Florida’s Vaccine Rollout Is Going As You’d Expect

CNN reports:

Florida’s county-by-county plan to vaccinate its elderly population has created a mass scramble for a limited number of doses, leading to hourslong lines at vaccination sites and overwhelmed county hotlines and websites. The first-come, first-serve plan led to huge lines forming overnight Tuesday as people camped out on lawn chairs and waited for hours. Bruce Scott told CNN he arrived at a Lee County vaccination site at 1:30 a.m. and waited in a line for about 8 or 9 hours to get vaccinated.

Other Florida counties have tried to set up vaccination appointments for those who sign up online or through a hotline. In Orange County, the department of health set up an online portal to make vaccination appointments, and 30,000 appointments were scheduled in the last 24 hours. The county then said it reached capacity and closed its online portal on Wednesday. And in South Florida, Broward Health said all of its appointments are booked until February.

NBC News reports:

Gov.
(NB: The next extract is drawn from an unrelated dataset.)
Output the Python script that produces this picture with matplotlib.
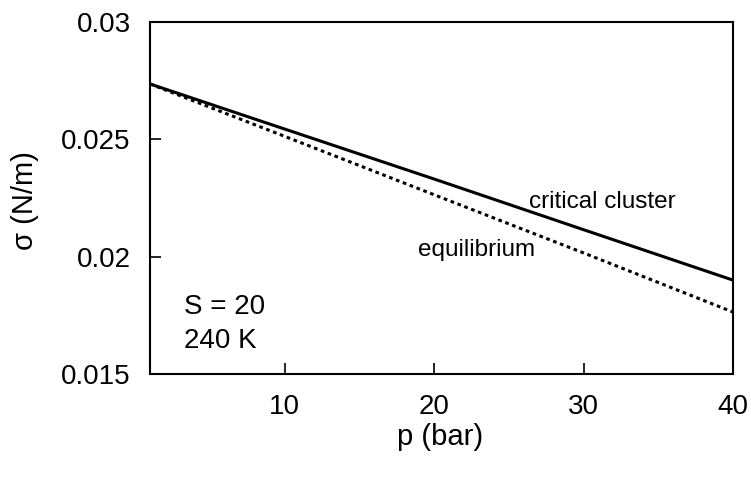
import matplotlib.pyplot as plt

plt.rcParams['font.family'] = ['Liberation Sans', 'DejaVu Sans']

# surface tension vs pressure
p = [1, 10, 20, 30, 40]
sigma_critical = [0.02736, 0.02544, 0.02331, 0.02115, 0.0190]
sigma_equilibrium = [0.02736, 0.02513, 0.02264, 0.02016, 0.01764]

x_ticks = [10, 20, 30, 40]
y_ticks = [0.015, 0.02, 0.025, 0.03]
y_tick_labels = ['0.015', '0.02', '0.025', '0.03']

fig = plt.figure(figsize=(7.51, 4.79), dpi=100)
ax = fig.add_axes([150 / 751, 105 / 479, 583 / 751, 352 / 479])

ax.plot(p, sigma_critical, color='black', linewidth=2.2, solid_capstyle='butt')
ax.plot(p, sigma_equilibrium, color='black', linewidth=2.2, linestyle=(0, (1.2, 1.2)))

ax.set_xlim(1, 40)
ax.set_ylim(0.015, 0.03)
ax.set_xticks(x_ticks)
ax.set_yticks(y_ticks)
ax.set_yticklabels(y_tick_labels)
ax.tick_params(direction='in', length=8, width=1.2, labelsize=20,
               top=False, right=False)
ax.tick_params(axis='x', pad=14.5)
ax.tick_params(axis='y', pad=14)
for s in ax.spines.values():
    s.set_linewidth(1.5)

ax.set_xlabel('p (bar)', fontsize=21, va='center')
ax.set_ylabel('σ (N/m)', fontsize=21, va='center')
ax.xaxis.set_label_coords(0.497, -0.179)
ax.yaxis.set_label_coords(-0.215, 0.494)

ax.text(26.35, 0.02233, 'critical cluster', fontsize=17.5, va='center')
ax.text(18.9, 0.02028, 'equilibrium', fontsize=17.5, va='center')
ax.text(3.3, 0.01713, 'S = 20\n240 K', fontsize=20, va='center', linespacing=1.4)

fig.savefig('out.png', dpi=100)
Ron DeSantis “decided that Florida residents over the age of 65 would be given priority over essential workers,” Aubrey Jewett, a longtime Florida politics watcher and associate professor of political science at the University of Central Florida, said by email.

“This is a different priority from the federal recommendation but justified by the fact that Florida has the 2nd largest percentage of seniors in the country (about 20%) and that people over the age of 65 make up about 80% of the fatalities from Covid-19.”

But while DeSantis and his administration have taken on a “coordinating role” and made sure that the first doses went to front-line health care workers and nursing home residents, the decisions about how to embark on phase two of vaccine distribution are made on the county level, Jewett said.

The Orlando Sentinel reports:

When will more vaccine arrive in our area? Local health officials say they don’t know. Jared Moskowitz, director of the state’s division of emergency management, told the Sentinel that the state directed about 700,000 dosages of the vaccine to counties and other providers so far, but only a fraction have been used.

Moskowitz said providers who get shots into arms quickly will be first in line for more doses. But, he added, the state has received little clarity from the federal government for long-term planning. Moskowitz said he is only told how many doses a shipment will contain about a week in advance.